Aim » Everything from the first line of the data through the line with "th17_means = [1.15, 0.55, 0.73, 0.62]" is to be echoed exactly, minus the pictures.

Supplied material »
###

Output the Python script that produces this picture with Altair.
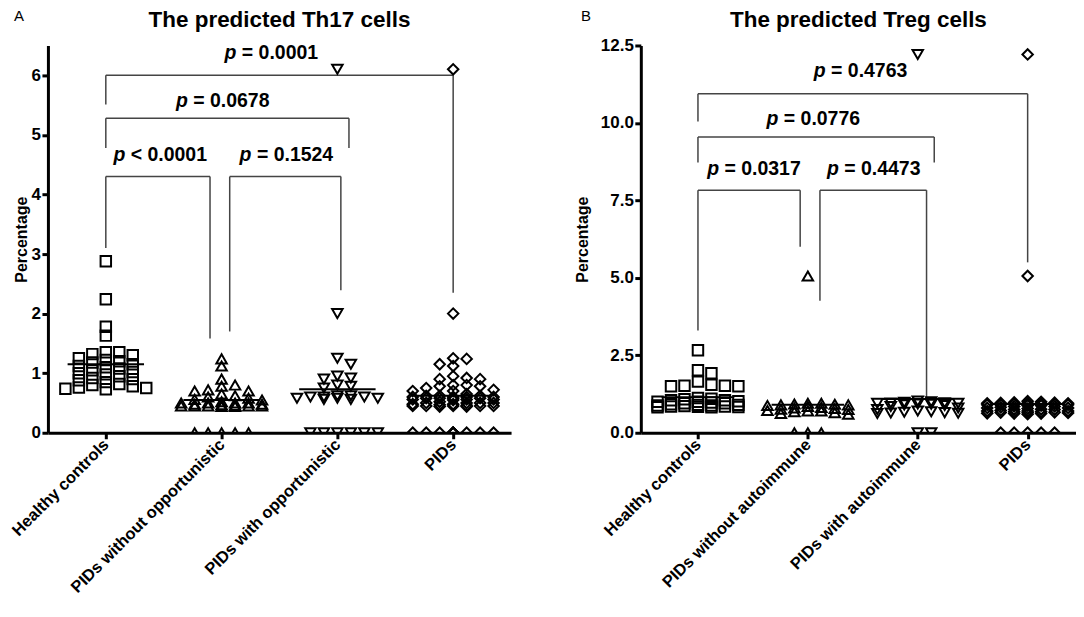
import json
import altair as alt
import pandas as pd

# ---------------- data ----------------
cats_th17 = ["Healthy controls", "PIDs without opportunistic", "PIDs with opportunistic", "PIDs"]
cats_treg = ["Healthy controls", "PIDs without autoimmune", "PIDs with autoimmune", "PIDs"]

th17_healthy = [2.88, 2.24, 1.78, 1.63, 1.35, 1.35, 1.32, 1.30, 1.25, 1.22, 1.20, 1.18, 1.15, 1.12,
                1.10, 1.08, 1.05, 1.02, 1.00, 0.98, 0.95, 0.92, 0.90, 0.88, 0.85, 0.82, 0.80, 0.78,
                0.76, 0.75, 0.74, 0.73]
th17_without = [1.24, 1.12, 0.90, 0.80, 0.78, 0.72, 0.70, 0.70, 0.65, 0.62, 0.60, 0.58, 0.56, 0.55,
                0.52, 0.50, 0.50, 0.50, 0.50, 0.48, 0.48, 0.47, 0.46, 0.45, 0.45, 0.45, 0.45, 0.45,
                0.44, 0.44, 0, 0, 0, 0, 0]
th17_with = [6.1, 2.0, 1.25, 1.15, 0.95, 0.92, 0.90, 0.80, 0.78, 0.75, 0.62, 0.62, 0.60, 0.60,
             0.60, 0.58, 0.58, 0.58, 0.56, 0.56, 0, 0, 0, 0, 0, 0]
th17_pids = th17_without + th17_with
th17_means = [1.15, 0.55, 0.73, 0.62]

treg_healthy = [2.66, 2.02, 1.92, 1.65, 1.55, 1.52, 1.52, 1.50, 1.50, 1.12, 1.10, 1.08, 1.05, 1.05,
                1.02, 1.00, 1.00, 0.98, 0.95, 0.95, 0.92, 0.90, 0.90, 0.88, 0.88, 0.86, 0.85, 0.85,
                0.84, 0.83, 0.82, 0.82]
treg_without = [5.06, 0.95, 0.95, 0.93, 0.92, 0.90, 0.90, 0.88, 0.85, 0.82, 0.80, 0.78, 0.76, 0.75,
                0.72, 0.70, 0.70, 0.68, 0.65, 0.62, 0.60, 0, 0, 0]
treg_with = [12.21, 1.02, 1.00, 0.98, 0.97, 0.96, 0.95, 0.95, 0.93, 0.92, 0.90, 0.88, 0.85, 0.80,
             0.75, 0.70, 0.68, 0.66, 0.65, 0.64, 0.63, 0.62, 0, 0]
treg_pids = treg_without + treg_with
treg_means = [1.15, 0.90, 1.09, 0.93]

# significance brackets (x in category units, y in data units)
th17_br_x1 = [1, 1, 1, 2.07]
th17_br_x2 = [4, 3.10, 1.90, 3.03]
th17_br_y = [6.0, 5.28, 4.30, 4.30]
th17_br_left_end = [5.51, 4.78, 3.1, 1.70]
th17_br_right_end = [2.35, 4.78, 1.58, 2.39]
th17_p_rel = ["= 0.0001", "= 0.0678", "< 0.0001", "= 0.1524"]
th17_p_x = [2.43, 2.01, 1.47, 2.56]
th17_p_y = [6.38, 5.57, 4.67, 4.67]

treg_br_x1 = [1, 1, 1, 2.11]
treg_br_x2 = [4, 3.15, 1.93, 3.08]
treg_br_y = [10.94, 9.55, 7.83, 7.83]
treg_br_left_end = [10.05, 8.72, 3.3, 4.26]
treg_br_right_end = [5.5, 8.72, 6.0, 1.15]
treg_p_rel = ["= 0.4763", "= 0.0776", "= 0.0317", "= 0.4473"]
treg_p_x = [2.48, 2.05, 1.51, 2.6]
treg_p_y = [11.66, 10.13, 8.52, 8.52]

SHAPES = ["square", "triangle-up", "triangle-down", "diamond"]
FONT = "Liberation Sans"
PLOT_H = 388


def swarm(values, center, step, px_per_unit, min_dy_px, max_k=3):
    placed = []
    order = [0]
    for k in range(1, max_k + 1):
        order += [k, -k]
    for v in sorted(values, reverse=True):
        best_x, best_d = center, -1.0
        for k in order:
            x = center + k * step
            d = min([abs(v - py) * px_per_unit for px, py in placed if abs(x - px) < step * 0.9]
                    or [1e9])
            if d >= min_dy_px:
                best_x = x
                break
            if d > best_d + 0.5:
                best_x, best_d = x, d
        placed.append((best_x, v))
    return placed


def panel(groups, means, cats, ymax, yvals, yfmt, width, xdom, title_pad, br, ptexts, title,
          letter):
    px_per_unit = PLOT_H / ymax
    px_per_cat = width / (xdom[1] - xdom[0])
    step = 13.5 / px_per_cat
    rows = []
    for gi, vals in enumerate(groups):
        for x, v in swarm(vals, gi + 1, step, px_per_unit, 7.0):
            rows.append({"x": x, "y": v, "grp": SHAPES[gi]})
    pts = pd.DataFrame(rows)
    mdf = pd.DataFrame({"xl": [i + 1 - 0.33 for i in range(4)],
                        "xr": [i + 1 + 0.33 for i in range(4)], "m": means})
    x1, x2, by, bl, brr = br
    bdf = pd.DataFrame({"x1": x1, "x2": x2, "y": by, "yl": bl, "yr": brr})
    prel, ppx, ppy = ptexts
    tdf = pd.DataFrame({"x": ppx, "y": ppy, "rel": prel, "p": ["p"] * len(prel)})

    label_expr = json.dumps(cats) + "[datum.value - 1]"
    xscale = alt.Scale(domain=xdom, nice=False, zero=False)
    yscale = alt.Scale(domain=[0, ymax], nice=False)
    xaxis = alt.Axis(values=[1, 2, 3, 4], labelExpr=label_expr, labelAngle=-45,
                     labelAlign="right", labelBaseline="middle", labelPadding=3,
                     labelOverlap=False, labelBound=False, labelLimit=400, labelFontSize=16.5)
    yaxis = alt.Axis(values=yvals, format=yfmt, titlePadding=title_pad, labelPadding=1.5,
                     labelFontSize=17)

    def X(f):
        return alt.X(f, type="quantitative", scale=xscale, axis=xaxis, title=None)

    def Y(f):
        return alt.Y(f, type="quantitative", scale=yscale, axis=yaxis, title="Percentage")

    points = alt.Chart(pts).mark_point(filled=False, strokeWidth=2, size=110, color="black",
                                      clip=True, opacity=1).encode(
        x=X("x"), y=Y("y"),
        shape=alt.Shape("grp:N", scale=alt.Scale(domain=SHAPES, range=SHAPES), legend=None))
    mean_rule = alt.Chart(mdf).mark_rule(color="black", strokeWidth=2).encode(
        x=X("xl"), x2="xr", y=Y("m"))
    hbar = alt.Chart(bdf).mark_rule(color="#444444", strokeWidth=1.5).encode(
        x=X("x1"), x2="x2", y=Y("y"))
    lleg = alt.Chart(bdf).mark_rule(color="#444444", strokeWidth=1.5).encode(
        x=X("x1"), y=Y("y"), y2="yl")
    rleg = alt.Chart(bdf).mark_rule(color="#444444", strokeWidth=1.5).encode(
        x=X("x2"), y=Y("y"), y2="yr")
    ptxt = alt.Chart(tdf).mark_text(font=FONT, fontSize=19.5, fontWeight="bold",
                                    fontStyle="italic", align="right", baseline="middle",
                                    dx=-35, color="black").encode(
        x=X("x"), y=Y("y"), text="p:N")
    rtxt = alt.Chart(tdf).mark_text(font=FONT, fontSize=19.5, fontWeight="bold",
                                    align="left", baseline="middle", dx=-29.6,
                                    color="black").encode(
        x=X("x"), y=Y("y"), text="rel:N")
    let = alt.Chart(pd.DataFrame({"t": [letter[0]]})).mark_text(
        font=FONT, fontSize=15, align="left", baseline="top", color="black").encode(
        x=alt.value(letter[1]), y=alt.value(-37), text="t:N")
    head = alt.Chart(pd.DataFrame({"t": [title]})).mark_text(
        font=FONT, fontSize=22.5, fontWeight="bold", align="center", baseline="top",
        color="black").encode(x=alt.value(width / 2), y=alt.value(-37), text="t:N")

    return alt.layer(hbar, lleg, rleg, mean_rule, points, ptxt, rtxt, let, head).properties(
        width=width, height=PLOT_H)


left = panel([th17_healthy, th17_without, th17_with, th17_pids], th17_means, cats_th17, 6.5,
             [0, 1, 2, 3, 4, 5, 6], "d", 464, [0.5, 4.5], 2,
             (th17_br_x1, th17_br_x2, th17_br_y, th17_br_left_end, th17_br_right_end),
             (th17_p_rel, th17_p_x, th17_p_y), "The predicted Th17 cells", ("A", -34))
right = panel([treg_healthy, treg_without, treg_with, treg_pids], treg_means, cats_treg, 12.5,
              [0, 2.5, 5, 7.5, 10, 12.5], ".1f", 436, [0.48, 4.44], 10,
              (treg_br_x1, treg_br_x2, treg_br_y, treg_br_left_end, treg_br_right_end),
              (treg_p_rel, treg_p_x, treg_p_y), "The predicted Treg cells", ("B", -60))

chart = alt.hconcat(left, right, spacing=63).properties(padding=0, background="white").configure_view(
    stroke=None).configure_axis(
    domainColor="black", domainWidth=3, tickColor="black", tickWidth=3, tickSize=6,
    labelFont=FONT, labelFontSize=16, labelFontWeight="bold", labelColor="black",
    titleFont=FONT, titleFontSize=16, titleFontWeight="bold", titleColor="black",
    grid=False, zindex=1)

chart.save("out.html", embed_options={"renderer": "svg", "actions": False})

###

Output of the exercise »
Output the Python script that produces this picture with Altair.
import json
import altair as alt
import pandas as pd

# ---------------- data ----------------
cats_th17 = ["Healthy controls", "PIDs without opportunistic", "PIDs with opportunistic", "PIDs"]
cats_treg = ["Healthy controls", "PIDs without autoimmune", "PIDs with autoimmune", "PIDs"]

th17_healthy = [2.88, 2.24, 1.78, 1.63, 1.35, 1.35, 1.32, 1.30, 1.25, 1.22, 1.20, 1.18, 1.15, 1.12,
                1.10, 1.08, 1.05, 1.02, 1.00, 0.98, 0.95, 0.92, 0.90, 0.88, 0.85, 0.82, 0.80, 0.78,
                0.76, 0.75, 0.74, 0.73]
th17_without = [1.24, 1.12, 0.90, 0.80, 0.78, 0.72, 0.70, 0.70, 0.65, 0.62, 0.60, 0.58, 0.56, 0.55,
                0.52, 0.50, 0.50, 0.50, 0.50, 0.48, 0.48, 0.47, 0.46, 0.45, 0.45, 0.45, 0.45, 0.45,
                0.44, 0.44, 0, 0, 0, 0, 0]
th17_with = [6.1, 2.0, 1.25, 1.15, 0.95, 0.92, 0.90, 0.80, 0.78, 0.75, 0.62, 0.62, 0.60, 0.60,
             0.60, 0.58, 0.58, 0.58, 0.56, 0.56, 0, 0, 0, 0, 0, 0]
th17_pids = th17_without + th17_with
th17_means = [1.15, 0.55, 0.73, 0.62]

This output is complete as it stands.